About the usage of "that"


New Member
Hello, there. A small thing has been bugging me. Could anyone shed some light on it?

From The Wind in the Willows:
" The Rat sculled smartly across and made fast. Then he held up his
forepaw as the Mole stepped gingerly down. 'Lean on that!' he said.
'Now then, step lively!' and the Mole to his surprise and rapture found
himself actually seated in the stern of a real boat."

As for the Rat's line 'Lean on that!', if I'm not mistaken, he is referring to his own forepaw (hand).
If it is the case, how natural is it to refer to your own hand by using "that" in English, compared with something like "Grab/Take my forepaw (hand)", here?
Alternatively, if there is any other interpretation, could you tell me about it?

Thank you.
  • Waterrat

    New Member
    Thanks for the reply.
    It's perfectly natural, if the meaning is evident to the person (or mole) to whom you're speaking.
    You are right. I didn't have a problem with their locations since the Rat extended his forepaw to the Mole so that it gets near to the Mole rather than the Rat, himself.
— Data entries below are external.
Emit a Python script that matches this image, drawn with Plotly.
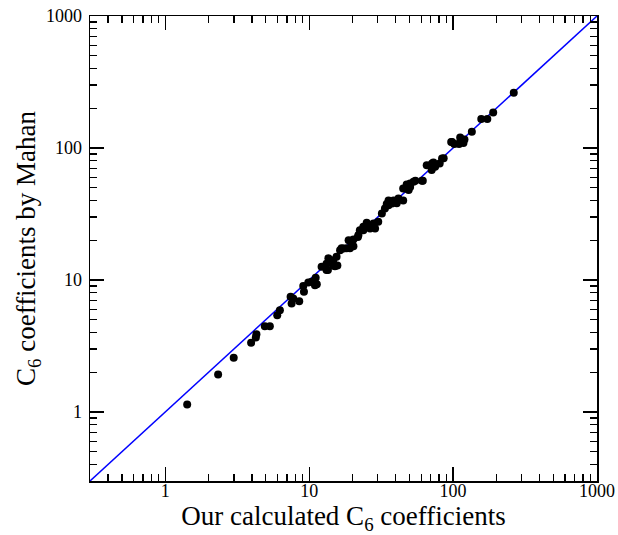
import math
import plotly.graph_objects as go

# Our calculated C6 coefficients (x) vs C6 coefficients by Mahan (y)
calc_c6 = [1.42, 2.33, 2.99, 3.95, 4.26, 4.30, 4.92, 5.33, 6.0, 6.26,
           7.43, 7.55, 7.75, 8.53, 9.1, 9.2, 9.86, 10.4, 10.97, 11.1,
           11.3, 12.2, 12.9, 13.2, 13.2, 13.5, 13.6, 14.7, 14.7, 15.1,
           15.5, 15.7, 16.4, 16.8, 17.3, 18.2, 18.8, 19.2, 19.8, 20.3,
           20.3, 21.8, 22.0, 22.5, 23.8, 23.8, 24.4, 25.1, 26.5, 28.0,
           28.0, 28.7, 30.2, 32.0, 33.6, 34.6, 35.6, 35.6, 37.6, 38.6,
           39.6, 40.6, 41.7, 45.0, 45.0, 46.5, 47.6, 47.8, 49.1, 50.3,
           50.3, 53.1, 54.7, 60.8, 61.6, 65.6, 71.0, 71.4, 73.0, 75.0,
           80.7, 83.8, 86.0, 97.0, 98.4, 102, 110, 112, 112, 118,
           120, 135, 157, 173, 190, 264]
mahan_c6 = [1.14, 1.92, 2.58, 3.34, 3.66, 3.88, 4.47, 4.47, 5.41, 5.9,
            7.45, 6.64, 7.24, 6.9, 9.0, 8.13, 9.57, 9.68, 9.13, 10.4,
            9.29, 12.6, 12.6, 11.9, 13.3, 11.9, 14.6, 12.9, 14.1, 12.7,
            15.0, 12.9, 16.8, 17.4, 17.3, 17.4, 20.0, 17.4, 18.9, 18.0,
            20.3, 21.2, 21.9, 23.8, 23.8, 25.3, 25.3, 27.2, 24.6, 26.0,
            26.8, 24.6, 27.6, 31.9, 34.8, 37.6, 36.9, 40.1, 38.0, 40.1,
            39.1, 38.1, 41.5, 49.4, 40.1, 49.4, 52.8, 52.3, 48.0, 50.7,
            53.9, 55.5, 56.5, 56.4, 56.5, 74.0, 68.0, 76.4, 77.8, 72.0,
            76.4, 83.4, 83.8, 111, 111, 107, 107, 120, 111, 109,
            116, 133, 166, 166, 186, 262]

# y = x reference line
line_x = [0.3, 1000]
line_y = [0.3, 1000]

tick_vals = [1, 10, 100, 1000]
tick_text = ["1", "10", "100", "1000"]

FONT = "Liberation Serif, Times New Roman, serif"

fig = go.Figure()
fig.add_trace(go.Scatter(x=line_x, y=line_y, mode="lines",
                         line=dict(color="#0000ff", width=1.5),
                         showlegend=False, hoverinfo="skip"))
fig.add_trace(go.Scatter(x=calc_c6, y=mahan_c6, mode="markers",
                         marker=dict(color="black", size=8, line=dict(width=0)),
                         showlegend=False))

axis_common = dict(
    type="log",
    range=[math.log10(0.3), 3],
    tickmode="array",
    tickvals=tick_vals,
    ticktext=tick_text,
    ticks="inside",
    ticklen=14,
    tickwidth=1.3,
    tickcolor="black",
    showline=True,
    linecolor="black",
    linewidth=1.5,
    mirror="allticks",
    showgrid=False,
    zeroline=False,
    automargin=False,
    tickfont=dict(family=FONT, size=18, color="black"),
    minor=dict(ticks="inside", ticklen=7, tickwidth=1.3, tickcolor="black",
               dtick="D1", showgrid=False),
)

fig.update_xaxes(**axis_common,
                 ticklabelstandoff=-7,
                 title=dict(text="Our calculated C<sub>6</sub> coefficients",
                            font=dict(family=FONT, size=27, color="black"),
                            standoff=6))
fig.update_yaxes(**axis_common,
                 ticklabelstandoff=3,
                 title=dict(text="C<sub>6</sub> coefficients by Mahan",
                            font=dict(family=FONT, size=27, color="black"),
                            standoff=2))

fig.update_layout(
    width=618, height=535,
    margin=dict(l=90, r=21, t=16, b=54),
    paper_bgcolor="white",
    plot_bgcolor="white",
    font=dict(family=FONT, color="black"),
)

fig.write_html(
    "out.html",
    config={"displayModeBar": False, "staticPlot": True},
    post_script="document.body.style.margin='0';document.body.style.padding='0';"
                "document.body.style.overflow='hidden';",
)
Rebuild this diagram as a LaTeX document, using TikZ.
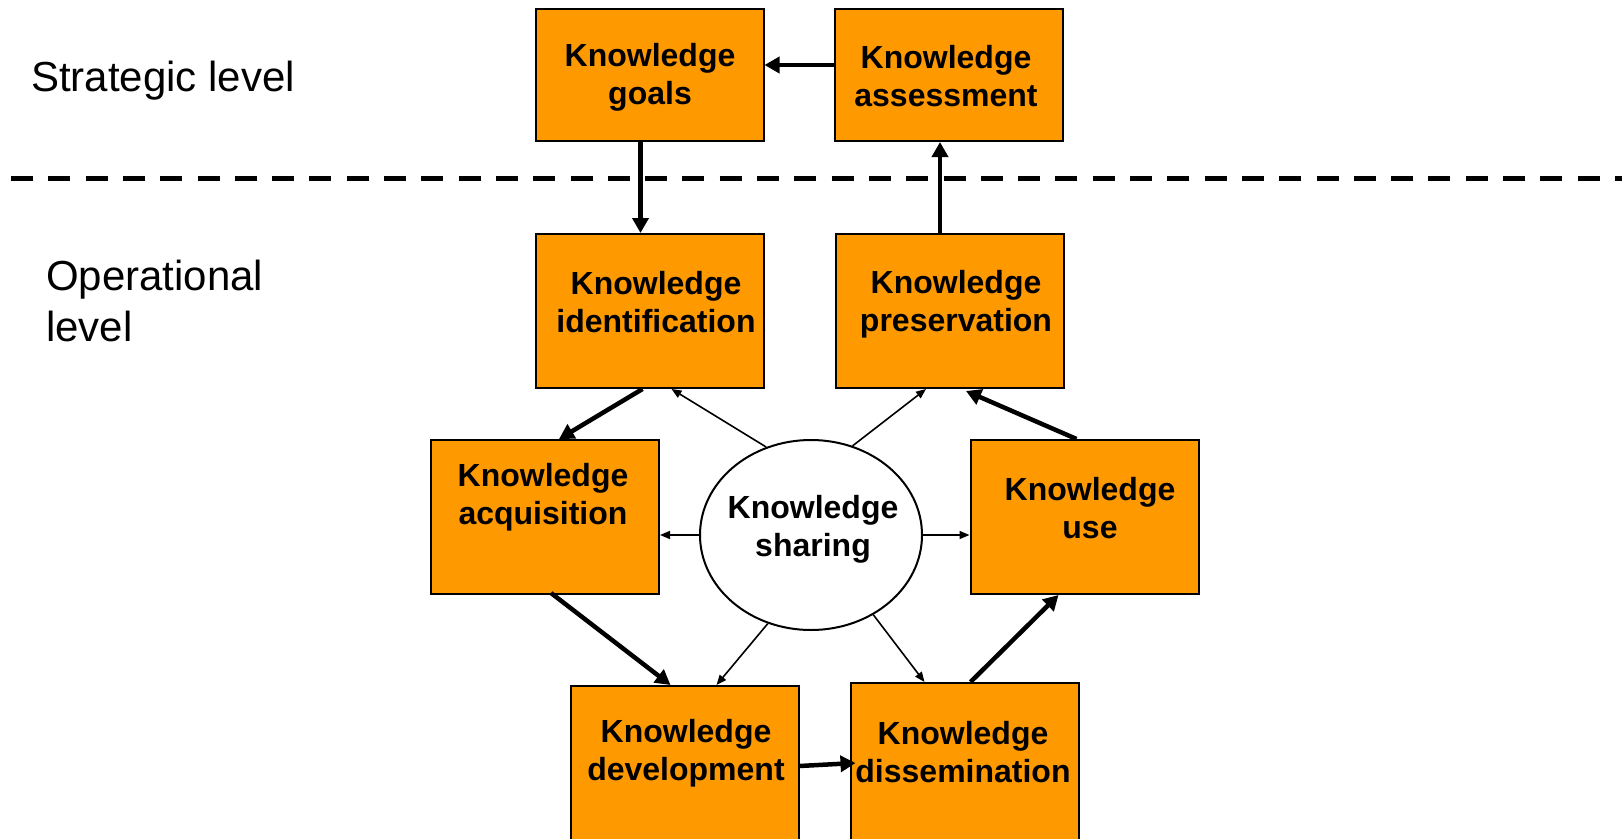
\documentclass[tikz,border=0pt]{standalone}
\usepackage{fontspec}
\setmainfont{Liberation Sans}
\usetikzlibrary{arrows.meta,shapes.geometric}
\definecolor{kmorange}{RGB}{255,153,0}
\begin{document}
\begin{tikzpicture}[x=1pt,y=-1pt,
  box/.style={draw=black, line width=2pt, fill=kmorange, rectangle, minimum width=228pt, minimum height=#1, inner sep=0pt},
  box/.default=154pt,
  lbl/.style={font=\fontsize{32}{38}\selectfont\bfseries, align=center, inner sep=0pt},
  lvl/.style={font=\fontsize{42}{51}\selectfont, align=left, inner sep=0pt, anchor=base west},
  flow/.style={line width=4.5pt, -{Triangle[length=15pt,width=16pt]}},
  link/.style={line width=4.5pt, -{Triangle[length=15pt,width=16pt]}},
  share/.style={line width=1.6pt, -{Triangle[length=10pt,width=8pt]}},
  sep/.style={line width=5pt, dash pattern=on 22pt off 15.3pt}
]
\useasboundingbox (0,0) rectangle (1622,838);
\clip (0,0) rectangle (1622,838);

% separator
\coordinate (sepL) at (11,178);
\coordinate (sepR) at (1622,178);
\draw[sep] (sepL) -- (sepR);

% level labels
\node[lvl] (strat) at (31,91) {Strategic level};
\node[lvl] (oper) at (46,341) {Operational\\level};

% boxes
\node[box=132pt] (goals) at (649.5,75) {};
\node[box=132pt] (ass) at (949,75) {};
\node[box] (ident) at (649.5,311) {};
\node[box] (pres) at (950,311) {};
\node[box] (acq) at (545,517) {};
\node[box] (use) at (1084.5,517) {};
\node[box=170pt] (dev) at (684.5,771) {};
\node[box=170pt] (diss) at (964.5,768) {};
\node[draw=black, line width=2pt, fill=white, ellipse, minimum width=222pt, minimum height=190pt, inner sep=0pt] (ks) at (811,535) {};

% texts
\node[lbl] (goalsT) at (650,77) {Knowledge\\goals};
\node[lbl] (assT) at (946,76) {Knowledge\\assessment};
\node[lbl] (identT) at (656,302) {Knowledge\\identification};
\node[lbl] (presT) at (956,304) {Knowledge\\preservation};
\node[lbl] (acqT) at (543,497) {Knowledge\\acquisition};
\node[lbl] (useT) at (1090,508) {Knowledge\\use};
\node[lbl] (devT) at (686,753) {Knowledge\\development};
\node[lbl] (dissT) at (963,752) {Knowledge\\dissemination};
\node[lbl] (ksT) at (813,529) {Knowledge\\sharing};

% strategic links
\draw[link] ([yshift=10pt]ass.west) -- ([yshift=10pt]goals.east);
\draw[link] ([xshift=-9pt]goals.south) -- ([xshift=-9pt]ident.north);
\draw[link] ([xshift=-10pt]pres.north) -- ([xshift=-9pt]ass.south);

% operational cycle
\draw[flow] ([xshift=-7pt]ident.south) -- ([xshift=14pt]acq.north);
\draw[flow] ([xshift=6pt,yshift=2pt]acq.south) -- ([xshift=-14pt]dev.north);
\draw[flow] ([yshift=5pt]dev.east) -- ([xshift=6pt,yshift=5pt]diss.west);
\draw[flow] ([xshift=6pt]diss.north) -- ([xshift=-26pt]use.south);
\draw[flow] ([xshift=-8pt]use.north) -- ([xshift=16pt,yshift=-2pt]pres.south);

% sharing links
\draw[share] (ks.117) -- ([xshift=22pt]ident.south);
\draw[share] (ks.65) -- ([xshift=-24pt]pres.south);
\draw[share] (ks.west) -- ([yshift=-18pt]acq.east);
\draw[share] (ks.east) -- ([yshift=-18pt]use.west);
\draw[share] (ks.244) -- ([xshift=32pt]dev.north);
\draw[share] (ks.308) -- ([xshift=-40pt]diss.north);
\end{tikzpicture}
\end{document}
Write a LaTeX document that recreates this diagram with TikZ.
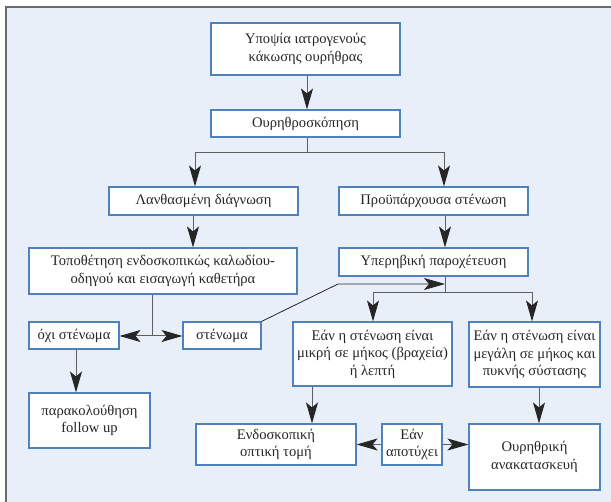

In this case, "that" is more suitable than "this."
    What bugged me is that I feel it's pretty unnatural to refer to my own hand by "that", or more precisely, the correspondent word to it, in my mother tongue. Guess it's due to the difference between the languages.

    Anyway, thanks again. Glad that we have the internet (and some helpful people at the other end ;)) nowadays since, sometimes, dictionaries won't help that much.